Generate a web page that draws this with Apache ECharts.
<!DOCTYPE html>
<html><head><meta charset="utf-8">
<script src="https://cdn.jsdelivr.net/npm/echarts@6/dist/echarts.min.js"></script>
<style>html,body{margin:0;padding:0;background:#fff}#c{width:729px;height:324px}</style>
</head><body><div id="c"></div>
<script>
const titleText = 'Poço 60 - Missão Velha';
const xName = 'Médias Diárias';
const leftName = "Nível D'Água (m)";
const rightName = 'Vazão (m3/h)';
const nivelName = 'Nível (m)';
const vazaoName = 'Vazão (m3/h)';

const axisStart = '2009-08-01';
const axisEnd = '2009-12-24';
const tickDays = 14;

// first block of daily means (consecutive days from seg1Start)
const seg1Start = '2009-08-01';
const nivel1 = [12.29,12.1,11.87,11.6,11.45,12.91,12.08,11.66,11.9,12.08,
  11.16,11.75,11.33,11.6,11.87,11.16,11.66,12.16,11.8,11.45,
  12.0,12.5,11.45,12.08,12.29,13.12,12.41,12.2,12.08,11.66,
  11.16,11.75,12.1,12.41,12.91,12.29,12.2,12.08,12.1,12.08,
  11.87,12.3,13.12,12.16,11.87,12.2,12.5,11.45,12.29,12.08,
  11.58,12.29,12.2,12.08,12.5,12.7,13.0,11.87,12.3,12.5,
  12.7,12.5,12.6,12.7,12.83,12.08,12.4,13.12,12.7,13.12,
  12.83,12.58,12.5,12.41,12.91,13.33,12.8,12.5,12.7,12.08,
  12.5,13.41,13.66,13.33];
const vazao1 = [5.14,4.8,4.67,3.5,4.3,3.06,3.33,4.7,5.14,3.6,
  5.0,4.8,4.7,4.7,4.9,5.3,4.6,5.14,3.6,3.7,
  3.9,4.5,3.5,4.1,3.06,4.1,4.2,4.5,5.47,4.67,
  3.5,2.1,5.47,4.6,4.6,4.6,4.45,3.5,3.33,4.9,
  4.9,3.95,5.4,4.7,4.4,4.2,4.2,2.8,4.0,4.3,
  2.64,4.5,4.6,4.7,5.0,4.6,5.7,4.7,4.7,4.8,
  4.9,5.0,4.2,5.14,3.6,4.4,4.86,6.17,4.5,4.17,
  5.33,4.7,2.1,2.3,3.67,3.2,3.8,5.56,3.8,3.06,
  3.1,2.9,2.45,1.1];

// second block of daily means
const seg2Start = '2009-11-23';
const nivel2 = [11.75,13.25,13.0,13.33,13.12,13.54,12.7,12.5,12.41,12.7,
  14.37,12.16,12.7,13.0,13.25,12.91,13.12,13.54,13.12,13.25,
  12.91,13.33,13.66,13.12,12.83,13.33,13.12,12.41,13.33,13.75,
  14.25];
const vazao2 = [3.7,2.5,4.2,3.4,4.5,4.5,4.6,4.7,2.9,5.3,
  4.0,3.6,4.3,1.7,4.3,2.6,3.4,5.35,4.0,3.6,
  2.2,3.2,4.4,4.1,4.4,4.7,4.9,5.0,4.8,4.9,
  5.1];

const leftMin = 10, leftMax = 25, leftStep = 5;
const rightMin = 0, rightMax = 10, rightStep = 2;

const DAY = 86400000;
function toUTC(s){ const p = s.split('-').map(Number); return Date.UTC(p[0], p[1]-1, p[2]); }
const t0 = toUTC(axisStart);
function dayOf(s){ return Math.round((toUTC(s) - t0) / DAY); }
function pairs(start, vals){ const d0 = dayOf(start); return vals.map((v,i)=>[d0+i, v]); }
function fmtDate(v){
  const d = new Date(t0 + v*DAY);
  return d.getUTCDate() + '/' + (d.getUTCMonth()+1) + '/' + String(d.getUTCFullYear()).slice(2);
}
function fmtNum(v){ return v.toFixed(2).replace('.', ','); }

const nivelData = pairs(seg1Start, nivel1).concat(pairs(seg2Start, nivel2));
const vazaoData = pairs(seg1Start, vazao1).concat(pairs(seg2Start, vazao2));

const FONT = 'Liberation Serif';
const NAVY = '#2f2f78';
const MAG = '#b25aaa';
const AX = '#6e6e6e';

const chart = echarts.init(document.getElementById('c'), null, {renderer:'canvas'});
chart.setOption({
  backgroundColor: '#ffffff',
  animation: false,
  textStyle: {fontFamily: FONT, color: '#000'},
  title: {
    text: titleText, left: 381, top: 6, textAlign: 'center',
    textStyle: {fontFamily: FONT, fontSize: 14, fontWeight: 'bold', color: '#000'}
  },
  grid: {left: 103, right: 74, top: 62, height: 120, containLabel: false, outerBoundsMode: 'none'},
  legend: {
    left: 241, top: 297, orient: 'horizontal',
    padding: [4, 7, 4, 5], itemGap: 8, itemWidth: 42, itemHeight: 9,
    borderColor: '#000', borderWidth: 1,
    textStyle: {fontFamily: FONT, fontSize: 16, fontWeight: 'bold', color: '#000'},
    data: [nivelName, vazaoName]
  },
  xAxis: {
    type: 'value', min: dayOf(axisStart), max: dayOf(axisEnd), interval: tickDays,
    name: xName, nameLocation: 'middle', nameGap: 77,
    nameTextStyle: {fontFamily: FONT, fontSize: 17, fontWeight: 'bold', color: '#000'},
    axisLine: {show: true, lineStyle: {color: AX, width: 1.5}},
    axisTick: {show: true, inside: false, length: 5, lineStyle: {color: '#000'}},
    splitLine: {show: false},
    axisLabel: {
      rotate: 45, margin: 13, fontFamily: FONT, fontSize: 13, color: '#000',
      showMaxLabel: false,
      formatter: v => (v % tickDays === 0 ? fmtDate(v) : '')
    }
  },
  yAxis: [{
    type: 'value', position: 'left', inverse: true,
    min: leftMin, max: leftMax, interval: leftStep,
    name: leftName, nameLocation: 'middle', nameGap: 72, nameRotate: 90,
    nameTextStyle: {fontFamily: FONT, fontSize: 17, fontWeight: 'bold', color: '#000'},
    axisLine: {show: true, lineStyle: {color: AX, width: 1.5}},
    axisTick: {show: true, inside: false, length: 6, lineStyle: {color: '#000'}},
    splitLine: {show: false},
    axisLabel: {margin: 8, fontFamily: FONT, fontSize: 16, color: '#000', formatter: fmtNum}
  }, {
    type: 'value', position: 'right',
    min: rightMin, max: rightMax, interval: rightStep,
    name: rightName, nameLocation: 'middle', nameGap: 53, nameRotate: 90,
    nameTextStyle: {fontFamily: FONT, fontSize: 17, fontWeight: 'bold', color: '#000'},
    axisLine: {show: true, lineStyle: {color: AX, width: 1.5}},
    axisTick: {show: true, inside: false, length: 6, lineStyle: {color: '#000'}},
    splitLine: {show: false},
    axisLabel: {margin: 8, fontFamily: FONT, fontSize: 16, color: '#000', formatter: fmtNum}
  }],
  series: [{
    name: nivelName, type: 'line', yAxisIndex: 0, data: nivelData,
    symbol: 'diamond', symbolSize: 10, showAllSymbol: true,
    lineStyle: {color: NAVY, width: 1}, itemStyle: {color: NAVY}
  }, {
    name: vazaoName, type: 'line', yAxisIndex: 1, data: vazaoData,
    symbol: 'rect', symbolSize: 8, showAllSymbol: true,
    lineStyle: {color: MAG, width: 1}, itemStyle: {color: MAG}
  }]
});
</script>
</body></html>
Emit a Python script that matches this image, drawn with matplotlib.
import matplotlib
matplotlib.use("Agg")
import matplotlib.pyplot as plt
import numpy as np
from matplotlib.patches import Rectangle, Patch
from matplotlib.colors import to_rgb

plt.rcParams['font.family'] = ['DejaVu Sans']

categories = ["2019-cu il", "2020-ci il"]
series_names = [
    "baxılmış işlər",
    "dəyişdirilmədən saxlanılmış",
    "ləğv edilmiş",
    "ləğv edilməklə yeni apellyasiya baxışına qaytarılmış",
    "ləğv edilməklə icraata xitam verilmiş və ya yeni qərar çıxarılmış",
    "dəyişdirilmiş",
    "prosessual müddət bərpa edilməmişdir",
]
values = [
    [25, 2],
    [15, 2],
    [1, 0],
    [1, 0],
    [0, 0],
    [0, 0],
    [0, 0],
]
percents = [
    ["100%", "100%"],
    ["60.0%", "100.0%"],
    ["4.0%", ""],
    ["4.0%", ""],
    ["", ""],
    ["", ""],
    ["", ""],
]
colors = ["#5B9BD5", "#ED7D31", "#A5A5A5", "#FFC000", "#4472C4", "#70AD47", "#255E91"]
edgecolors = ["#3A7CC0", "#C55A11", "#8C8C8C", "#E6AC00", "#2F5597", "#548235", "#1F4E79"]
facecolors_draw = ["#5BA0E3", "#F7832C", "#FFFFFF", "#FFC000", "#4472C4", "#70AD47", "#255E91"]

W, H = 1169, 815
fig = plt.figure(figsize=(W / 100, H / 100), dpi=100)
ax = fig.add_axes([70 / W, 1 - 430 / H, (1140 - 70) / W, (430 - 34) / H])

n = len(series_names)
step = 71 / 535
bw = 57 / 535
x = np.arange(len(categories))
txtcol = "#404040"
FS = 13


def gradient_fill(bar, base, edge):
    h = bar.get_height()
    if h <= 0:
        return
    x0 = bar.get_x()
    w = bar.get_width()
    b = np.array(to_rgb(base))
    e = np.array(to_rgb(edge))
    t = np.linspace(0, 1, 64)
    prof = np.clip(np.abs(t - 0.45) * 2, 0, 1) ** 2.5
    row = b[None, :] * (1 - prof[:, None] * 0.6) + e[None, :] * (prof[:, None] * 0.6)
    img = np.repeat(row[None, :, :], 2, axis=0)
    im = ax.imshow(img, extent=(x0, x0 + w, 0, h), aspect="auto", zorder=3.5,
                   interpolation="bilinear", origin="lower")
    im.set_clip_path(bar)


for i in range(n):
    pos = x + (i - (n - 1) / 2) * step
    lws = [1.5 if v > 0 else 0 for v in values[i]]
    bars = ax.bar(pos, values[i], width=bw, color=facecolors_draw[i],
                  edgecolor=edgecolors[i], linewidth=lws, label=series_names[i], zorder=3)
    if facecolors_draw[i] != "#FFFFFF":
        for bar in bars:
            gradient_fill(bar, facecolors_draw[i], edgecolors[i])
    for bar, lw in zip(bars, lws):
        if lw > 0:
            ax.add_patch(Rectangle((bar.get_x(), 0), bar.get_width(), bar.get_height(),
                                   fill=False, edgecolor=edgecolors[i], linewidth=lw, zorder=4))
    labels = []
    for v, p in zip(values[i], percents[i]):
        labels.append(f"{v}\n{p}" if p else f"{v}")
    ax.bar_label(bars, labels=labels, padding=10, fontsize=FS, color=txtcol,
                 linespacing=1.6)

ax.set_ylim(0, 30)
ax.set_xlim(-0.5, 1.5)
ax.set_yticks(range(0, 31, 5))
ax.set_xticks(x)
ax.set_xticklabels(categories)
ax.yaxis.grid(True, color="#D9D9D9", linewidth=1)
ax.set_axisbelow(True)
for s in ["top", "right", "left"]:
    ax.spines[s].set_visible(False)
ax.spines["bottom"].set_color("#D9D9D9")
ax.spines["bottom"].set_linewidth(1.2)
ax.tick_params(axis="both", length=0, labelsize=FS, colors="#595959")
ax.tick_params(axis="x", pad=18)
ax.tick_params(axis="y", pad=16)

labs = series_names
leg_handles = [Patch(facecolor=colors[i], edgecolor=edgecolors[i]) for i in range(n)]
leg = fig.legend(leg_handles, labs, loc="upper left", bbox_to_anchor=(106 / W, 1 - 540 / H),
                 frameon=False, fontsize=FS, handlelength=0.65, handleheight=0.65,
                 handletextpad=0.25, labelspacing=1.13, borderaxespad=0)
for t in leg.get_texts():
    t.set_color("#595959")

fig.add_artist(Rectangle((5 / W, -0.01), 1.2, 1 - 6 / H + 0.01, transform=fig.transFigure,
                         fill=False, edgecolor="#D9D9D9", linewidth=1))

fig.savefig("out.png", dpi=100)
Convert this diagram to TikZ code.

> [REQUIREMENT] Using the data above, transcribe the lines that run from the line with "Emit a Python" to the line with "im.set_clip_path(bar)", both ends kept, and output nothing else.

> [EXERCISE SOLUTION]
Emit a Python script that matches this image, drawn with matplotlib.
import matplotlib
matplotlib.use("Agg")
import matplotlib.pyplot as plt
import numpy as np
from matplotlib.patches import Rectangle, Patch
from matplotlib.colors import to_rgb

plt.rcParams['font.family'] = ['DejaVu Sans']

categories = ["2019-cu il", "2020-ci il"]
series_names = [
    "baxılmış işlər",
    "dəyişdirilmədən saxlanılmış",
    "ləğv edilmiş",
    "ləğv edilməklə yeni apellyasiya baxışına qaytarılmış",
    "ləğv edilməklə icraata xitam verilmiş və ya yeni qərar çıxarılmış",
    "dəyişdirilmiş",
    "prosessual müddət bərpa edilməmişdir",
]
values = [
    [25, 2],
    [15, 2],
    [1, 0],
    [1, 0],
    [0, 0],
    [0, 0],
    [0, 0],
]
percents = [
    ["100%", "100%"],
    ["60.0%", "100.0%"],
    ["4.0%", ""],
    ["4.0%", ""],
    ["", ""],
    ["", ""],
    ["", ""],
]
colors = ["#5B9BD5", "#ED7D31", "#A5A5A5", "#FFC000", "#4472C4", "#70AD47", "#255E91"]
edgecolors = ["#3A7CC0", "#C55A11", "#8C8C8C", "#E6AC00", "#2F5597", "#548235", "#1F4E79"]
facecolors_draw = ["#5BA0E3", "#F7832C", "#FFFFFF", "#FFC000", "#4472C4", "#70AD47", "#255E91"]

W, H = 1169, 815
fig = plt.figure(figsize=(W / 100, H / 100), dpi=100)
ax = fig.add_axes([70 / W, 1 - 430 / H, (1140 - 70) / W, (430 - 34) / H])

n = len(series_names)
step = 71 / 535
bw = 57 / 535
x = np.arange(len(categories))
txtcol = "#404040"
FS = 13


def gradient_fill(bar, base, edge):
    h = bar.get_height()
    if h <= 0:
        return
    x0 = bar.get_x()
    w = bar.get_width()
    b = np.array(to_rgb(base))
    e = np.array(to_rgb(edge))
    t = np.linspace(0, 1, 64)
    prof = np.clip(np.abs(t - 0.45) * 2, 0, 1) ** 2.5
    row = b[None, :] * (1 - prof[:, None] * 0.6) + e[None, :] * (prof[:, None] * 0.6)
    img = np.repeat(row[None, :, :], 2, axis=0)
    im = ax.imshow(img, extent=(x0, x0 + w, 0, h), aspect="auto", zorder=3.5,
                   interpolation="bilinear", origin="lower")
    im.set_clip_path(bar)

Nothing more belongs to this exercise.